Just what is pornography, anyway?

In 1964, Supreme Court Justice Potter Stewart said he would not define pornography but “I know it when I see it.” With all due respect to His Honor, that’s a pretty inadequate response.

I think there are two general approaches to this issue: one based on content, the other on intent. Both need to be applied to children and adults separately.

At the outset, if you are someone who equates nudity with pornography without exception, chances are you and I will never agree on much in this area. This attitude is quintessentially American (though there are other societies with similar views). We don’t have much opportunity for non-sexual nudity in this country; as a result, nudity brings with it a presumption of sex.

Among the consequences is that we get collectively bent out of shape when, for example, Janet Jackson has her breast exposed at the 2004 Super Bowl. If you were to go to the French Riviera, to pick a well-known example, you might see hundreds, maybe thousands of bare breasts on a given day. Plus: nobody would be paying any attention to them! Poor Janet probably could have sung the whole tune completely topless in a lot of European cities without anybody raising a stink.

We are mammals; women have breasts to nurture their young. Yet we are grossed out by a brief glimpse of one of our defining biological characteristics!

To me, pornography requires a broader definition, one that is not fixated on nudity alone: anything that promotes, condones, or glorifies violence toward another person; or which causes dehumanization or sexual objectification.

Note that this could be sexual but need not be. Many would argue that the Rambo/Terminator genre of movies, television programs, and video games is clearly pornographic. It is more American, however, to idolize those who glorify excessive or gratuitous violence.

A nude photograph, on the other hand, need not be violent, objectifying, or dehumanizing. Furthermore, it would be pretty easy to make highly offensive, pornographic pictures of people with all their clothes on.

For children, the rules have to be quite different, although once again, nudity is hardly the real issue. I have never seen “kiddie porn” but have read articles about it. Such pictures (or videos) invariably portray kids having sex or acting out sexually in very inappropriate ways.

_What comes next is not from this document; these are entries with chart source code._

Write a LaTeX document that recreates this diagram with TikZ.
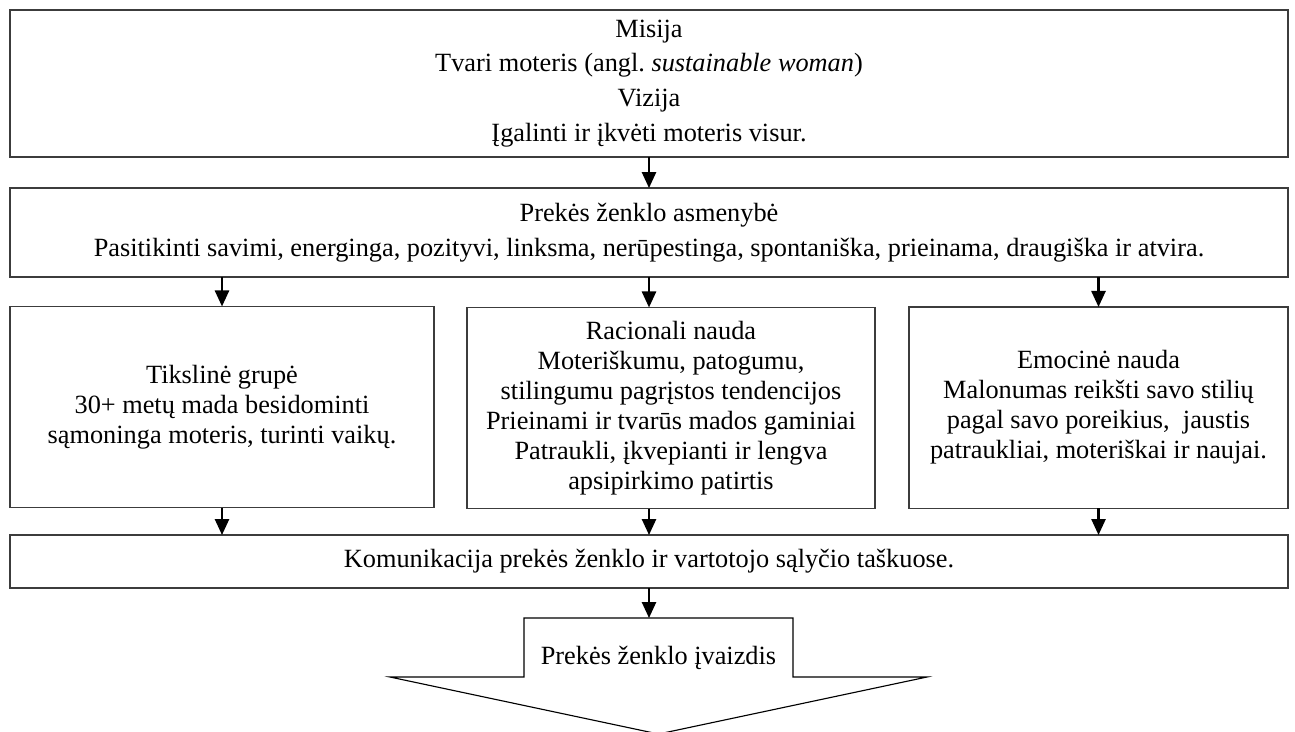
\documentclass[tikz,border=0pt]{standalone}
\usepackage{fontspec}
\setmainfont{Liberation Serif}
\usepackage{xcolor}
\usetikzlibrary{arrows.meta, positioning, calc}
\definecolor{BoxLine}{RGB}{60, 60, 60}

\begin{document}
\begin{tikzpicture}[
  x=0.532pt, y=-0.532pt,
  box/.style={draw=BoxLine, line width=0.6pt, inner sep=0pt, outer sep=0pt,
    align=center, font=\fontsize{14}{16}\selectfont},
  wbox/.style={box, minimum width=679.9pt, font=\fontsize{14}{18.5}\selectfont},
  cbox/.style={box, minimum height=107pt},
  arr/.style={-{Triangle[length=8.5pt, width=7.5pt]}, black, line width=1.2pt},
  outline/.style={draw=black, line width=0.6pt}
]
\useasboundingbox (0,0) rectangle (1295,731);

% Mission and vision
\node[wbox, minimum height=78.2pt] (mis) at (649, 83.5)
  {Misija\\ Tvari moteris (angl.\ \textit{sustainable woman})\\ Vizija\\ Įgalinti ir įkvėti moteris visur.};

% Brand personality
\node[wbox, minimum height=47.3pt] (asm) at (649, 232.5)
  {Prekės ženklo asmenybė\\ Pasitikinti savimi, energinga, pozityvi, linksma, nerūpestinga, spontaniška, prieinama, draugiška ir atvira.};

% Three columns
\node[cbox, minimum width=225.6pt] (tg) at (222, 407)
  {Tikslinė grupė\\ 30+ metų mada besidominti\\ sąmoninga moteris, turinti vaikų.};
\node[cbox, minimum width=217.1pt] (rn) at (671, 408)
  {Racionali nauda\\ Moteriškumu, patogumu,\\ stilingumu pagrįstos tendencijos\\ Prieinami ir tvarūs mados gaminiai\\ Patraukli, įkvepianti ir lengva\\ apsipirkimo patirtis};
\node[cbox, minimum width=201.6pt] (en) at (1098.5, 407.5)
  {Emocinė nauda\\ Malonumas reikšti savo stilių\\ pagal savo poreikius,~ jaustis\\ patraukliai, moteriškai ir naujai.};

% Communication
\node[box, minimum width=679.9pt, minimum height=28.2pt] (kom) at (649, 561.5)
  {Komunikacija prekės ženklo ir vartotojo sąlyčio taškuose.};

% Brand image arrow
\draw[outline] (658.5, 618) coordinate (imgtop) -- (793, 618) -- (793, 677) -- (927, 677)
  -- (658.5, 734) -- (390, 677) -- (524, 677) -- (524, 618) -- cycle;
\node[font=\fontsize{14}{16}\selectfont] (img) at (658.5, 658) {Prekės ženklo įvaizdis};

\draw[arr] (mis.south) -- (asm.north);
\draw[arr] (tg.north |- asm.south) -- (tg.north);
\draw[arr] (asm.south) -- (asm.south |- rn.north);
\draw[arr] (en.north |- asm.south) -- (en.north);
\draw[arr] (tg.south) -- (tg.south |- kom.north);
\draw[arr] (kom.north |- rn.south) -- (kom.north);
\draw[arr] (en.south) -- (en.south |- kom.north);
\draw[arr] (kom.south) -- (kom.south |- imgtop);
\end{tikzpicture}
\end{document}
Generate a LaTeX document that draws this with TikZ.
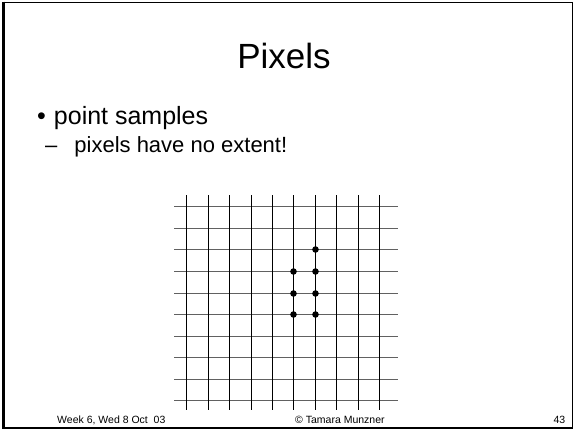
\documentclass[tikz,border=0pt]{standalone}
\usepackage{fontspec}
\setmainfont{Liberation Sans}
\usepackage{tikz}
\usetikzlibrary{positioning}
\newcommand{\slidefont}[1]{\fontsize{#1}{#1}\selectfont}

\begin{document}
\begin{tikzpicture}[x=1pt,y=-1pt,inner sep=0pt]
\useasboundingbox (0,0) rectangle (574,430);
% slide frame
\draw[line width=1.6pt] (3,2.5) rectangle (572.3,427.8);
\draw[line width=3pt] (3.2,1.7) -- (3.2,429);
% text
\node[anchor=base,font=\slidefont{35}] (title) at (284,69) {Pixels};
\node[anchor=base west,font=\slidefont{25}] (bullet) at (37,125) {•\hspace{8pt}point samples};
\node[anchor=base west,font=\slidefont{22}] (sub) at (45,153) {–\hspace{17pt}pixels have no extent!};
% sample grid
\foreach \y in {206.5,228.5,249.5,271.5,293.5,314.5,336.5,357.5,379.5,400.5} { \draw[black!62,line width=1.6pt] (174,\y) -- (398,\y); }
\foreach \x in {186.5,208.5,229.5,251.5,272.5,293.5,315.5,336.5,358.5,379.5} { \draw[line width=1.2pt] (\x,195.5) -- (\x,410); }
\foreach \x/\y in {315.5/249.5,293.5/271.5,315.5/271.5,293.5/293.5,315.5/293.5,293.5/314.5,315.5/314.5} { \fill (\x,\y) circle (3.3pt); }
% footer
\node[anchor=base west,font=\slidefont{10.5}] (footleft) at (57,424) {Week 6, Wed 8 Oct~~03};
\node[anchor=base west,font=\slidefont{10.5}] (footmid) at (295,424) {© Tamara Munzner};
\node[anchor=base east,font=\slidefont{10.5}] (pagenum) at (565.5,424) {43};
\end{tikzpicture}
\end{document}
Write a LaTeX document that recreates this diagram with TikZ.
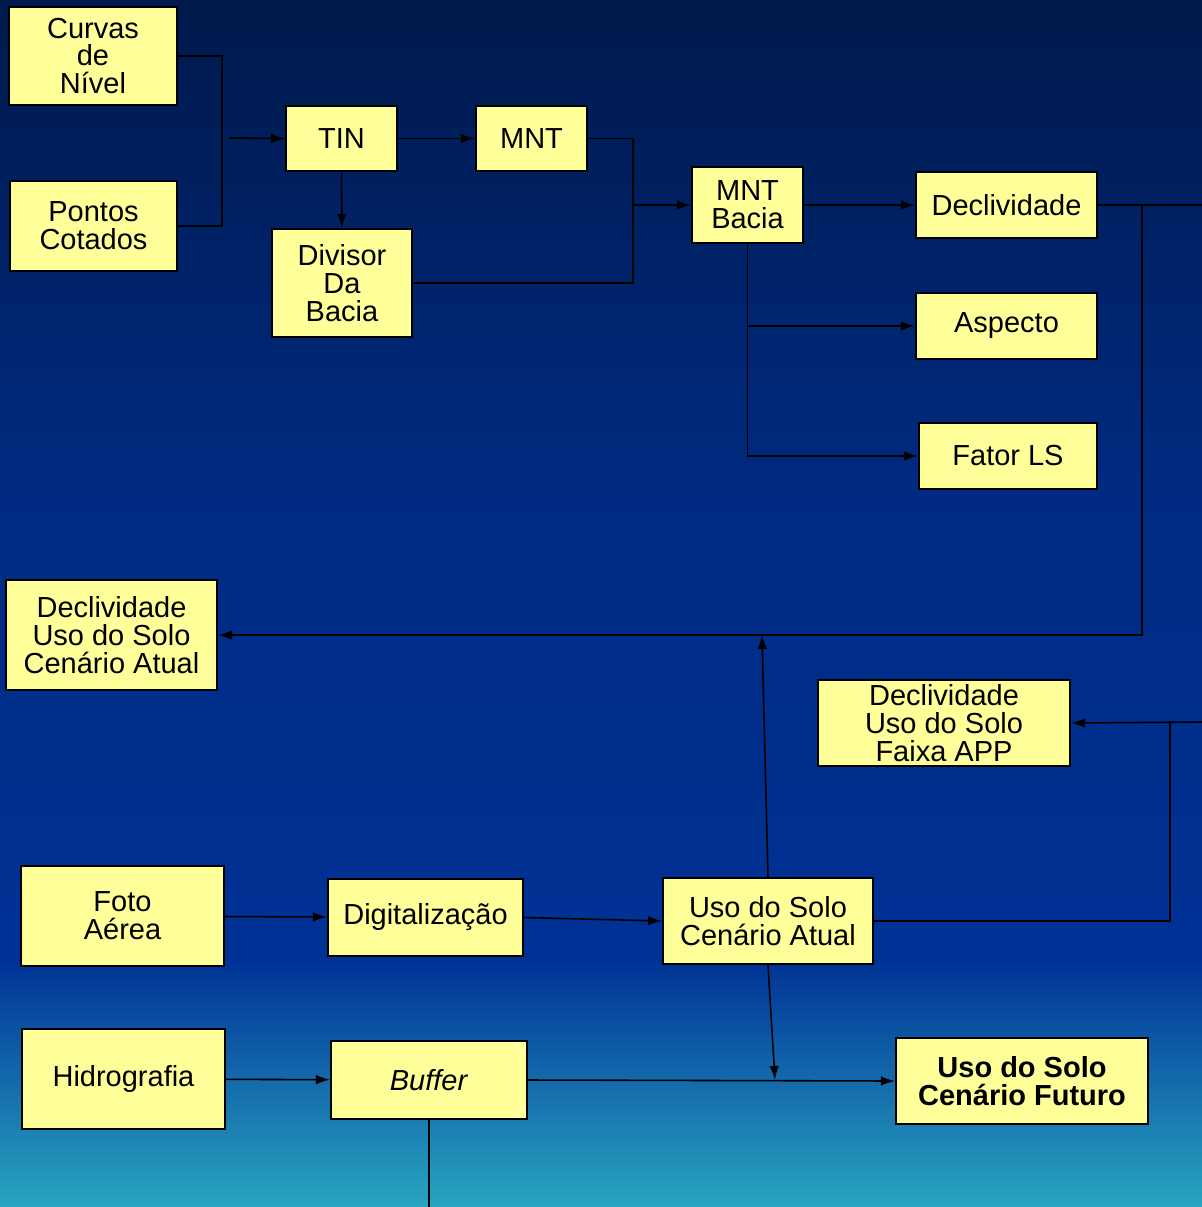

If anyone were to encourage or force a child to do these things, a reasonable society would call that a serious crime, whether or not there was a photographer present. A camera makes the crime worse by providing a means for distribution,but the fundamental point here is that forcing sexual involvement on young children is wrong, period.

While it is imperative that we take steps individually and as a society to protect children from those who would harm or take advantage of them, focusing on nudity is frequently counterproductive. A great example is the situation wonderfully described by a photograph in The Century Project: Nora, 12. Well-meaning employees in photo labs in her home state were calling the cops whenever they saw pictures of naked children. The main result: they caught a lot of innocent people. In addition to the emotional turmoil, it cost Nora’s family a lot of money. But why all this trouble? They clearly did nothing wrong. The social workers assigned to the case gave Nora’s parents rave reviews. (And fortunately, their legal expenses were covered by the generosity of others.)

Here’s another example. In New Jersey, an older woman was arrested because she photographed her grandchildren playing naked in the backyard. (Don’t you feel safer now?)

Real pornographers have their own darkrooms, use Polaroids, or these days have digital cameras. No one is going to walk into a camera store with a bag full of film of kids having sex and ask to have it developed. Well intentioned or not, legislation focusing on child nudity is a complete waste of time and money.

Nora’s mother is no longer permitted to photograph her own daughter nude until she’s 18. However, I can. Her picture was even exhibited in Ohio, the jurisdiction in question, and was viewed by what appeared to be high-ranking police officers without incident. Go figure.

Most of the discussion so far has been about content: what is inthe picture. Yet clearly, the intent—the purpose of the picture—may be just as important.

The law doesn’t deal much with pornography as such. It does deal with obscenity. The famous US Supreme Court case, Miller v. California from 1973, gives guidelines for defining obscenity that are in three parts. They involve works which, taken as a whole, appeal to “prurient interest in sex”; portray sexual conduct in a “patently offensive way”; and, taken as a whole again, lack “serious literary, artistic, political, or scientific value.”A later decision (New York v. Ferber, 1982) ruled that portrayal of a “sexual performance” by persons under 16 could more readily be considered pornographic.

By these standards, The Century Project is neither obscene nor pornographic.